Why Simplifying Expressions Matters

So, why do we go through all this trouble? Simplifying math expressions isn't just a classroom exercise; it's a crucial skill that makes problem-solving much more efficient and understandable. When expressions are simplified, they are easier to work with, reduce the chances of errors, and make it easier to see the underlying structure of a problem. Imagine trying to compare two complex fractions – it’s way harder than comparing two simple ones. Simplified forms also make it easier to perform further operations, like adding, subtracting, or comparing values. In higher-level mathematics, such as calculus or physics, dealing with unsimplified expressions would be incredibly cumbersome, if not impossible. For instance, trying to find the derivative or integral of a complex, unsimplified function would be a nightmare. By simplifying first, we often reveal elegant solutions or patterns that might otherwise be hidden. It's about clarity, efficiency, and the pursuit of mathematical elegance. So, the next time you’re faced with a jumble of numbers and symbols, remember the power of simplification. It’s your secret weapon for conquering mathematical challenges!

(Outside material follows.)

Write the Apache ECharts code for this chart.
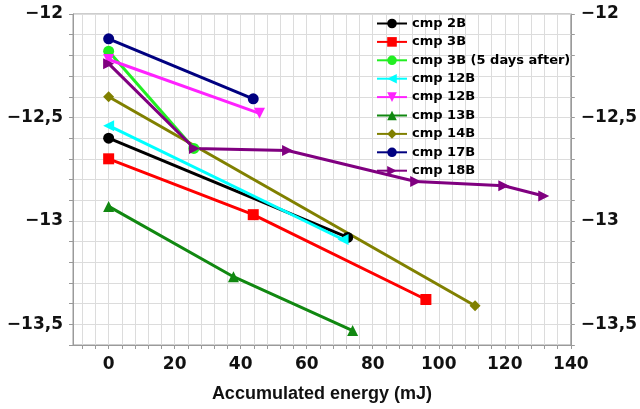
<!DOCTYPE html>
<html><head><meta charset="utf-8">
<script src="https://cdn.jsdelivr.net/npm/echarts@6/dist/echarts.min.js"></script>
<style>html,body{margin:0;padding:0;background:#fff}#c{width:640px;height:409px}</style>
</head><body><div id="c"></div>
<script>
const seriesNames = ['cmp 2B', 'cmp 3B', 'cmp 3B (5 days after)', 'cmp 12B', 'cmp 12B\u200B', 'cmp 13B', 'cmp 14B', 'cmp 17B', 'cmp 18B'];
const x2B = [0, 72.4];            const y2B = [-12.60, -13.08];
const x3B = [0, 43.8, 96.1];      const y3B = [-12.70, -12.97, -13.38];
const x3B5 = [0, 25.8];           const y3B5 = [-12.18, -12.65];
const x12Ba = [0, 71.0];          const y12Ba = [-12.54, -13.09];
const x12Bb = [0, 45.7];          const y12Bb = [-12.22, -12.48];
const x13B = [0, 37.8, 73.9];     const y13B = [-12.93, -13.27, -13.53];
const x14B = [0, 111.0];          const y14B = [-12.40, -13.41];
const x17B = [0, 43.8];           const y17B = [-12.12, -12.41];
const x18B = [0, 26.0, 54.2, 93.0, 119.7, 131.8];
const y18B = [-12.24, -12.65, -12.66, -12.81, -12.83, -12.88];
const xLabelValues = [0, 20, 40, 60, 80, 100, 120, 140];
const xTickValues = [-8, -4, 0, 4, 8, 12, 16, 20, 24, 28, 32, 36, 40, 44, 48, 52, 56, 60, 64, 68, 72, 76, 80, 84, 88, 92, 96, 100, 104, 108, 112, 116, 120, 124, 128, 132, 136, 140];

const xs = [x2B, x3B, x3B5, x12Ba, x12Bb, x13B, x14B, x17B, x18B];
const ys = [y2B, y3B, y3B5, y12Ba, y12Bb, y13B, y14B, y17B, y18B];
const colors = ['#000000', '#ff0000', '#22ee22', '#00ffff', '#ff22ff', '#118811', '#808000', '#000080', '#800080'];
const symbols = ['circle', 'rect', 'circle', 'triangle', 'triangle', 'triangle', 'diamond', 'circle', 'triangle'];
const rotates = [0, 0, 0, 90, 180, 0, 0, 0, -90];

const axisFont = {fontFamily: 'DejaVu Sans', fontWeight: 'bold', fontSize: 17, color: '#111'};
function yFmt(v) {
  if (Math.abs(v * 2 - Math.round(v * 2)) > 1e-6) return '';
  return (Math.round(v * 10) / 10).toString().replace('.', ',').replace('-', '\u2212');
}
const gridLine = {show: true, lineStyle: {color: '#dcdcdc', width: 1}};

const chart = echarts.init(document.getElementById('c'), null, {renderer: 'canvas'});
chart.setOption({
  animation: false,
  backgroundColor: '#fff',
  grid: {left: 73, right: 68, top: 14, bottom: 64, show: true, borderColor: '#9a9a9a', borderWidth: 1},
  legend: {
    orient: 'vertical', left: 376, top: 17, padding: 0,
    itemWidth: 30, itemHeight: 12, itemGap: 5.4,
    textStyle: {fontFamily: 'DejaVu Sans', fontWeight: 'bold', fontSize: 13, color: '#000', padding: [0, 0, 0, 0]},
    data: seriesNames
  },
  xAxis: {
    type: 'value', min: -10.8, max: 140,
    name: 'Accumulated energy (mJ)', nameLocation: 'middle', nameGap: 40,
    nameTextStyle: {fontFamily: 'Liberation Sans', fontWeight: 'bold', fontSize: 18, color: '#111'},
    axisLine: {show: true, onZero: false, lineStyle: {color: '#9a9a9a'}},
    axisTick: {show: true, customValues: xTickValues, length: 4, lineStyle: {color: '#9a9a9a'}},
    axisLabel: Object.assign({customValues: xLabelValues, margin: 11}, axisFont),
    splitLine: gridLine
  },
  yAxis: [{
    type: 'value', min: -13.6, max: -12, interval: 0.1,
    axisLine: {show: true, onZero: false, lineStyle: {color: '#9a9a9a'}},
    axisTick: {show: true, length: 4, lineStyle: {color: '#9a9a9a'}},
    axisLabel: Object.assign({formatter: yFmt, margin: 10, showMinLabel: true, showMaxLabel: true}, axisFont),
    splitLine: gridLine
  }, {
    type: 'value', min: -13.6, max: -12, interval: 0.1, position: 'right',
    axisLine: {show: true, onZero: false, lineStyle: {color: '#9a9a9a'}},
    axisTick: {show: true, length: 4, lineStyle: {color: '#9a9a9a'}},
    axisLabel: Object.assign({formatter: yFmt, margin: 10, showMinLabel: true, showMaxLabel: true}, axisFont),
    splitLine: {show: false}
  }],
  series: seriesNames.map((n, i) => ({
    name: n, type: 'line', yAxisIndex: 0,
    data: xs[i].map((x, j) => [x, ys[i][j]]),
    symbol: symbols[i], symbolRotate: rotates[i], symbolSize: 11,
    showAllSymbol: true,
    color: colors[i],
    lineStyle: {width: 3, color: colors[i]},
    itemStyle: {color: colors[i]}
  }))
});
</script>
</body></html>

Conclusion: Mastering Mathematical Conciseness

We've journeyed through the essential techniques for matching expressions to their simplified forms, from basic fractions to the more intricate world of square roots. Remember, simplification is all about reducing complexity without altering value. For fractions, it means dividing by the greatest common divisor. For square roots, it involves extracting perfect square factors. The practice problems we tackled should give you a solid foundation for identifying and simplifying various mathematical expressions. Keep practicing, and don't be afraid to break down problems step-by-step. Mastering these skills will not only boost your confidence in math class but also equip you with powerful tools for analyzing and solving problems in many other fields. So go forth, simplify with style, and make math your ally, guys!